- STORED DATA:
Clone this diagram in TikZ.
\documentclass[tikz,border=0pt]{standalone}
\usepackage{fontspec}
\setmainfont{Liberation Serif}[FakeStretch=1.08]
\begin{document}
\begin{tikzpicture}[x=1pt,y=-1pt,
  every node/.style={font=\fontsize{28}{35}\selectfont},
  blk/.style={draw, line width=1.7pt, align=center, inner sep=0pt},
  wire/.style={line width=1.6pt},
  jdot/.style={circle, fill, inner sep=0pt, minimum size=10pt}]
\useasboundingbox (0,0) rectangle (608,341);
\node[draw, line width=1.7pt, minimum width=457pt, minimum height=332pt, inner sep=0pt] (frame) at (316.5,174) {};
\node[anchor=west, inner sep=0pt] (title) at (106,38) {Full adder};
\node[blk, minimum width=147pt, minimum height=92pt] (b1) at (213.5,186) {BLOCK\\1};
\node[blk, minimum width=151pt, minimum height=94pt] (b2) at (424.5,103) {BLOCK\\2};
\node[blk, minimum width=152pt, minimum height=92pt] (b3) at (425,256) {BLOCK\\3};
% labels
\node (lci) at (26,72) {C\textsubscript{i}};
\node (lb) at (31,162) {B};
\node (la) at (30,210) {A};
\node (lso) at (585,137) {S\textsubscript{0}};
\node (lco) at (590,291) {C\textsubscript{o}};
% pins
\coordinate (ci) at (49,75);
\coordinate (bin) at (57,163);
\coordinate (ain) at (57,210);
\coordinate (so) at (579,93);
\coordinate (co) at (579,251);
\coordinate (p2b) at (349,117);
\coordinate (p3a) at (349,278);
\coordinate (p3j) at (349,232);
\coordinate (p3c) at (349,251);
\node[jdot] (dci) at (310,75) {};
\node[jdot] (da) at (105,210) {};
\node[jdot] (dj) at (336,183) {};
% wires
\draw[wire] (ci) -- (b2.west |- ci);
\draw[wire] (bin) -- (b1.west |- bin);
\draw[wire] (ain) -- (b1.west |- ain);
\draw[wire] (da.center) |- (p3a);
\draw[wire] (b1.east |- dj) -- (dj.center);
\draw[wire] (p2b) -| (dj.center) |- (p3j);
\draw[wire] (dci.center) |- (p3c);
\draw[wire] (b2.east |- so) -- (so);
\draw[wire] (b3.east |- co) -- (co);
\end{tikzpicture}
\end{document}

- WHAT YOU NEED TO DO: Faithfully transcribe the whole of the data.

- WRITTEN ANSWER:
Clone this diagram in TikZ.
\documentclass[tikz,border=0pt]{standalone}
\usepackage{fontspec}
\setmainfont{Liberation Serif}[FakeStretch=1.08]
\begin{document}
\begin{tikzpicture}[x=1pt,y=-1pt,
  every node/.style={font=\fontsize{28}{35}\selectfont},
  blk/.style={draw, line width=1.7pt, align=center, inner sep=0pt},
  wire/.style={line width=1.6pt},
  jdot/.style={circle, fill, inner sep=0pt, minimum size=10pt}]
\useasboundingbox (0,0) rectangle (608,341);
\node[draw, line width=1.7pt, minimum width=457pt, minimum height=332pt, inner sep=0pt] (frame) at (316.5,174) {};
\node[anchor=west, inner sep=0pt] (title) at (106,38) {Full adder};
\node[blk, minimum width=147pt, minimum height=92pt] (b1) at (213.5,186) {BLOCK\\1};
\node[blk, minimum width=151pt, minimum height=94pt] (b2) at (424.5,103) {BLOCK\\2};
\node[blk, minimum width=152pt, minimum height=92pt] (b3) at (425,256) {BLOCK\\3};
% labels
\node (lci) at (26,72) {C\textsubscript{i}};
\node (lb) at (31,162) {B};
\node (la) at (30,210) {A};
\node (lso) at (585,137) {S\textsubscript{0}};
\node (lco) at (590,291) {C\textsubscript{o}};
% pins
\coordinate (ci) at (49,75);
\coordinate (bin) at (57,163);
\coordinate (ain) at (57,210);
\coordinate (so) at (579,93);
\coordinate (co) at (579,251);
\coordinate (p2b) at (349,117);
\coordinate (p3a) at (349,278);
\coordinate (p3j) at (349,232);
\coordinate (p3c) at (349,251);
\node[jdot] (dci) at (310,75) {};
\node[jdot] (da) at (105,210) {};
\node[jdot] (dj) at (336,183) {};
% wires
\draw[wire] (ci) -- (b2.west |- ci);
\draw[wire] (bin) -- (b1.west |- bin);
\draw[wire] (ain) -- (b1.west |- ain);
\draw[wire] (da.center) |- (p3a);
\draw[wire] (b1.east |- dj) -- (dj.center);
\draw[wire] (p2b) -| (dj.center) |- (p3j);
\draw[wire] (dci.center) |- (p3c);
\draw[wire] (b2.east |- so) -- (so);
\draw[wire] (b3.east |- co) -- (co);
\end{tikzpicture}
\end{document}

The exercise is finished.